Charts and diagrams as code

++++++++++

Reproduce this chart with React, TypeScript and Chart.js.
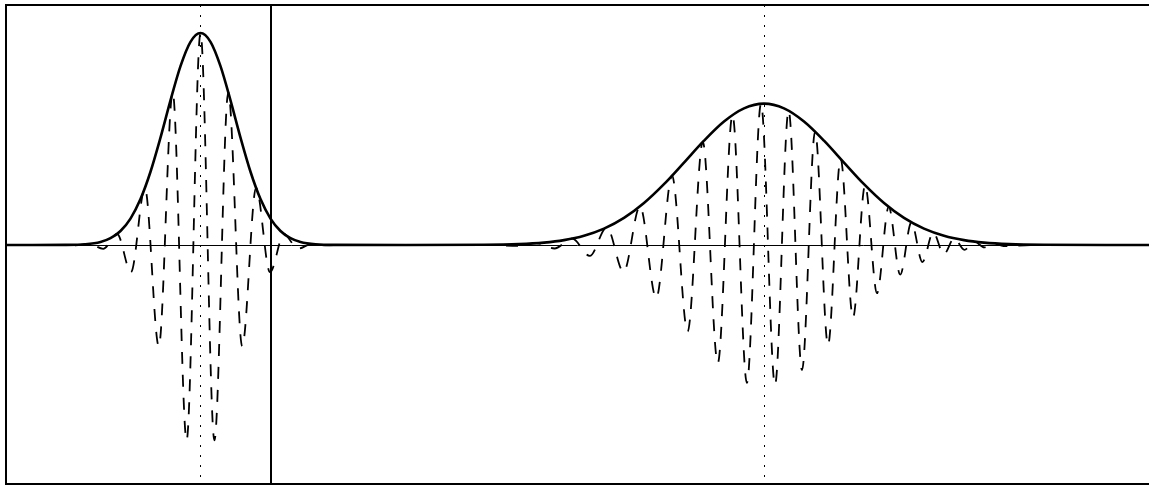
import React, { useEffect, useRef } from "react";
import { Chart, registerables } from "chart.js";

Chart.register(...registerables);

// Time axis (t) and signal values at the turning points of the oscillating (dashed) signal
const waveT = [
  0, 40,
  69.4, 83.3, 97.2, 111.1, 125.0, 138.9, 152.8, 166.7, 180.6, 194.5,
  208.4, 222.3, 236.2, 250.1, 264.0, 277.9, 291.8, 305.7, 319.6,
  345, 480,
  511.9, 530.4, 548.5, 566.3, 583.7, 600.8, 617.6, 634.0, 650.2, 666.0,
  681.6, 696.8, 711.8, 726.5, 740.9, 755.0, 769.0, 782.6, 796.0, 809.1,
  822.0, 834.6, 847.0, 859.1, 871.0, 882.7, 894.2, 905.4, 916.4, 927.2,
  937.8, 948.2, 958.4, 968.4, 978.3, 988.0, 997.5,
  1025, 1143,
];
const waveV = [
  0, 0,
  -0.0013, 0.0052, -0.0179, 0.052, -0.1284, 0.2688, -0.4776, 0.72, -0.9212, 1.0,
  -0.9212, 0.72, -0.4776, 0.2688, -0.1284, 0.052, -0.0179, 0.0052, -0.0013,
  0, 0,
  -0.004, 0.0085, -0.0165, 0.0301, -0.0514, 0.083, -0.1265, 0.1823, -0.2503, 0.3266,
  -0.4076, 0.4862, -0.557, 0.6133, -0.6506, 0.6663, -0.66, 0.6337, -0.5903, 0.535,
  -0.4721, 0.4066, -0.3419, 0.2816, -0.2272, 0.1797, -0.1395, 0.1068, -0.0804, 0.0596,
  -0.0437, 0.0316, -0.0226, 0.0159, -0.0111, 0.0077, -0.0053,
  0, 0,
];

// Envelope (solid curve)
const envT = [
  0, 20,
  59.5, 79.5, 94.5, 104.5, 114.5, 124.5, 134.5, 144.5, 154.5, 164.5, 174.5, 184.5,
  194.5,
  204.5, 214.5, 224.5, 234.5, 244.5, 254.5, 264.5, 274.5, 284.5, 294.5, 309.5, 329.5,
  400,
  478, 513, 538, 558, 578, 598, 618, 638, 658, 678, 698, 718, 738,
  758,
  778, 798, 818, 838, 858, 878, 898, 918, 938, 958, 978, 1003, 1038,
  1100, 1143,
];
const envV = [
  0, 0,
  0.0004, 0.0036, 0.0143, 0.032, 0.0659, 0.1246, 0.2165, 0.3456, 0.5066, 0.6821, 0.8437, 0.9584,
  1.0,
  0.9584, 0.8437, 0.6821, 0.5066, 0.3456, 0.2165, 0.1246, 0.0659, 0.032, 0.0143, 0.0036, 0.0004,
  0,
  0.0009, 0.0042, 0.0113, 0.0229, 0.0434, 0.077, 0.1277, 0.198, 0.2869, 0.3887, 0.4922, 0.5827, 0.6447,
  0.6668,
  0.6447, 0.5827, 0.4922, 0.3887, 0.2869, 0.198, 0.1277, 0.077, 0.0434, 0.0229, 0.0113, 0.0042, 0.0009,
  0, 0,
];

// Marker lines
const dottedMarkers = [194.5, 758];
const solidMarkers = [265];
const baselineLevel = [0];

// Axis ranges
const tRange = [0, 1143];
const yRange = [-1.132, 1.132];

const guidesPlugin = {
  id: "guides",
  beforeDatasetsDraw(chart: any) {
    const { ctx, chartArea: a, scales } = chart;
    const xs = scales.x;
    const ys = scales.y;
    ctx.save();
    ctx.strokeStyle = "#000";
    // baseline
    ctx.lineWidth = 1;
    ctx.setLineDash([]);
    baselineLevel.forEach((v) => {
      const y = Math.floor(ys.getPixelForValue(v)) + 0.5;
      ctx.beginPath();
      ctx.moveTo(a.left, y);
      ctx.lineTo(a.right, y);
      ctx.stroke();
    });
    // dotted markers
    ctx.setLineDash([2, 8]);
    dottedMarkers.forEach((t) => {
      const x = Math.floor(xs.getPixelForValue(t)) + 0.5;
      ctx.beginPath();
      ctx.moveTo(x, a.top);
      ctx.lineTo(x, a.bottom);
      ctx.stroke();
    });
    // solid markers
    ctx.setLineDash([]);
    ctx.lineWidth = 2;
    solidMarkers.forEach((t) => {
      const x = Math.round(xs.getPixelForValue(t));
      ctx.beginPath();
      ctx.moveTo(x, a.top);
      ctx.lineTo(x, a.bottom);
      ctx.stroke();
    });
    ctx.restore();
  },
  afterDraw(chart: any) {
    const { ctx, chartArea: a } = chart;
    ctx.save();
    ctx.strokeStyle = "#000";
    ctx.lineWidth = 2;
    ctx.setLineDash([]);
    ctx.beginPath();
    ctx.moveTo(a.right, a.top);
    ctx.lineTo(a.left, a.top);
    ctx.lineTo(a.left, a.bottom - 1);
    ctx.lineTo(a.right, a.bottom - 1);
    ctx.stroke();
    ctx.restore();
  },
};

export default function App() {
  const canvasRef = useRef<HTMLCanvasElement | null>(null);

  useEffect(() => {
    const canvas = canvasRef.current;
    if (!canvas) return;
    const chart = new Chart(canvas, {
      type: "line",
      data: {
        datasets: [
          {
            label: "signal",
            data: waveT.map((t, i) => ({ x: t, y: waveV[i] })),
            borderColor: "#000",
            borderWidth: 1.8,
            borderDash: [12, 11],
            pointRadius: 0,
            fill: false,
            cubicInterpolationMode: "monotone",
          },
          {
            label: "envelope",
            data: envT.map((t, i) => ({ x: t, y: envV[i] })),
            borderColor: "#000",
            borderWidth: 2.6,
            pointRadius: 0,
            fill: false,
            cubicInterpolationMode: "monotone",
          },
        ],
      },
      options: {
        animation: false,
        responsive: false,
        devicePixelRatio: 1,
        events: [],
        layout: { padding: { left: 6, right: 0, top: 5, bottom: 2 } },
        plugins: {
          legend: { display: false },
          tooltip: { enabled: false },
        },
        scales: {
          x: { type: "linear", min: tRange[0], max: tRange[1], display: false },
          y: { type: "linear", min: yRange[0], max: yRange[1], display: false },
        },
      },
      plugins: [guidesPlugin],
    });
    return () => chart.destroy();
  }, []);

  return (
    <div
      style={{
        position: "fixed",
        left: 0,
        top: 0,
        width: 1149,
        height: 487,
        background: "#fff",
      }}
    >
      <canvas
        ref={canvasRef}
        width={1149}
        height={487}
        style={{ width: 1149, height: 487, display: "block" }}
      />
    </div>
  );
}
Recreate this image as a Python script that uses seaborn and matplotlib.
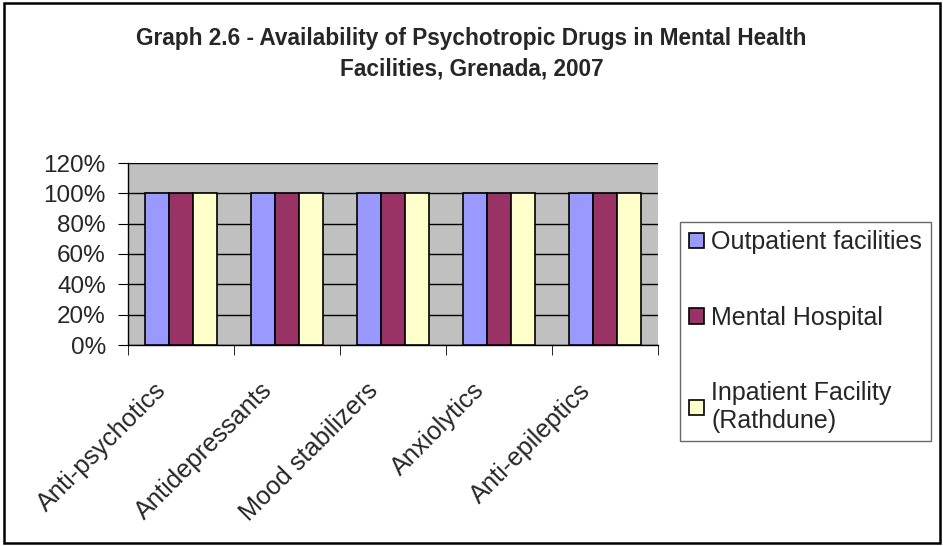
import pandas as pd
import matplotlib.pyplot as plt
import matplotlib.transforms as mtransforms
import seaborn as sns
from matplotlib.patches import Rectangle
from matplotlib.ticker import PercentFormatter

categories = ["Anti-psychotics", "Antidepressants", "Mood stabilizers", "Anxiolytics", "Anti-epileptics"]
facilities = ["Outpatient facilities", "Mental Hospital", "Inpatient Facility\n(Rathdune)"]
outpatient = [100, 100, 100, 100, 100]
mental_hospital = [100, 100, 100, 100, 100]
inpatient = [100, 100, 100, 100, 100]
colors = ["#9999FF", "#993366", "#FFFFCC"]

rows = []
for fac, vals in zip(facilities, [outpatient, mental_hospital, inpatient]):
    for cat, v in zip(categories, vals):
        rows.append({"Drug": cat, "Facility": fac, "Value": v})
df = pd.DataFrame(rows)

sns.set_style("white")
plt.rcParams["font.family"] = ["Liberation Sans", "DejaVu Sans"]

fs = 17.5
fig = plt.figure(figsize=(9.43, 5.46), dpi=100)
ax = fig.add_axes([128 / 943, 1 - 345 / 546, 530 / 943, 182 / 546])

sns.barplot(data=df, x="Drug", y="Value", hue="Facility", palette=colors,
            width=0.68, edgecolor="black", linewidth=1.2, saturation=1, ax=ax, zorder=3)

ax.set_facecolor("#C0C0C0")
ax.set_ylim(0, 120)
ax.set_yticks(range(0, 121, 20))
ax.yaxis.set_major_formatter(PercentFormatter(decimals=0))
ax.grid(axis="y", color="black", linewidth=1, zorder=0)
ax.set_axisbelow(True)
for s in ["top", "right"]:
    ax.spines[s].set_visible(False)
for s in ["left", "bottom"]:
    ax.spines[s].set_color("black")
    ax.spines[s].set_linewidth(1)
ax.set_xlabel("")
ax.set_ylabel("")
ax.set_xticks([i + 0.5 for i in range(-1, len(categories))], minor=True)
ax.tick_params(axis="x", which="major", length=0, pad=24)
ax.tick_params(axis="x", which="minor", length=7, color="black", direction="out", bottom=True)
ax.tick_params(axis="y", length=7, color="black", direction="out", left=True, labelsize=fs, pad=9)
ax.set_xticks(range(len(categories)))
ax.set_xticklabels(categories, rotation=45, ha="right", rotation_mode="anchor", fontsize=18.3)
ax.set_xlim(-0.5, len(categories) - 0.5)
shift = mtransforms.ScaledTranslation(-27 / 100, 0, fig.dpi_scale_trans)
for lbl in ax.get_xticklabels():
    lbl.set_transform(lbl.get_transform() + shift)

handles, labels = ax.get_legend_handles_labels()
ax.legend(handles, labels, loc="center left", bbox_to_anchor=(680 / 943, 1 - 331.5 / 546),
          bbox_transform=fig.transFigure, fontsize=18, frameon=True, fancybox=False,
          edgecolor="#444444", handlelength=0.6, handleheight=0.6, handletextpad=0.3,
          labelspacing=2.05, borderpad=0.35, borderaxespad=0)

fig.text(0.5, 1 - 54 / 546, "Graph 2.6 - Availability of Psychotropic Drugs in Mental Health\nFacilities, Grenada, 2007",
         ha="center", va="center", fontsize=16.3, fontweight="bold", linespacing=1.4)

fig.patches.append(Rectangle((4 / 943, 3 / 546), 936 / 943, 540 / 546, transform=fig.transFigure,
                             fill=False, edgecolor="black", linewidth=1.8))

fig.savefig("out.png", dpi=100)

++++++++++

| YOUR TASK |
Both the line containing "Recreate this image" and the line containing "saturation=1, ax=ax, zorder=3)" belong in the copy, along with every line between them. Reproduce that stretch exactly, without the pictures.

| RESULT OF THE EXERCISE |
Recreate this image as a Python script that uses seaborn and matplotlib.
import pandas as pd
import matplotlib.pyplot as plt
import matplotlib.transforms as mtransforms
import seaborn as sns
from matplotlib.patches import Rectangle
from matplotlib.ticker import PercentFormatter

categories = ["Anti-psychotics", "Antidepressants", "Mood stabilizers", "Anxiolytics", "Anti-epileptics"]
facilities = ["Outpatient facilities", "Mental Hospital", "Inpatient Facility\n(Rathdune)"]
outpatient = [100, 100, 100, 100, 100]
mental_hospital = [100, 100, 100, 100, 100]
inpatient = [100, 100, 100, 100, 100]
colors = ["#9999FF", "#993366", "#FFFFCC"]

rows = []
for fac, vals in zip(facilities, [outpatient, mental_hospital, inpatient]):
    for cat, v in zip(categories, vals):
        rows.append({"Drug": cat, "Facility": fac, "Value": v})
df = pd.DataFrame(rows)

sns.set_style("white")
plt.rcParams["font.family"] = ["Liberation Sans", "DejaVu Sans"]

fs = 17.5
fig = plt.figure(figsize=(9.43, 5.46), dpi=100)
ax = fig.add_axes([128 / 943, 1 - 345 / 546, 530 / 943, 182 / 546])

sns.barplot(data=df, x="Drug", y="Value", hue="Facility", palette=colors,
            width=0.68, edgecolor="black", linewidth=1.2, saturation=1, ax=ax, zorder=3)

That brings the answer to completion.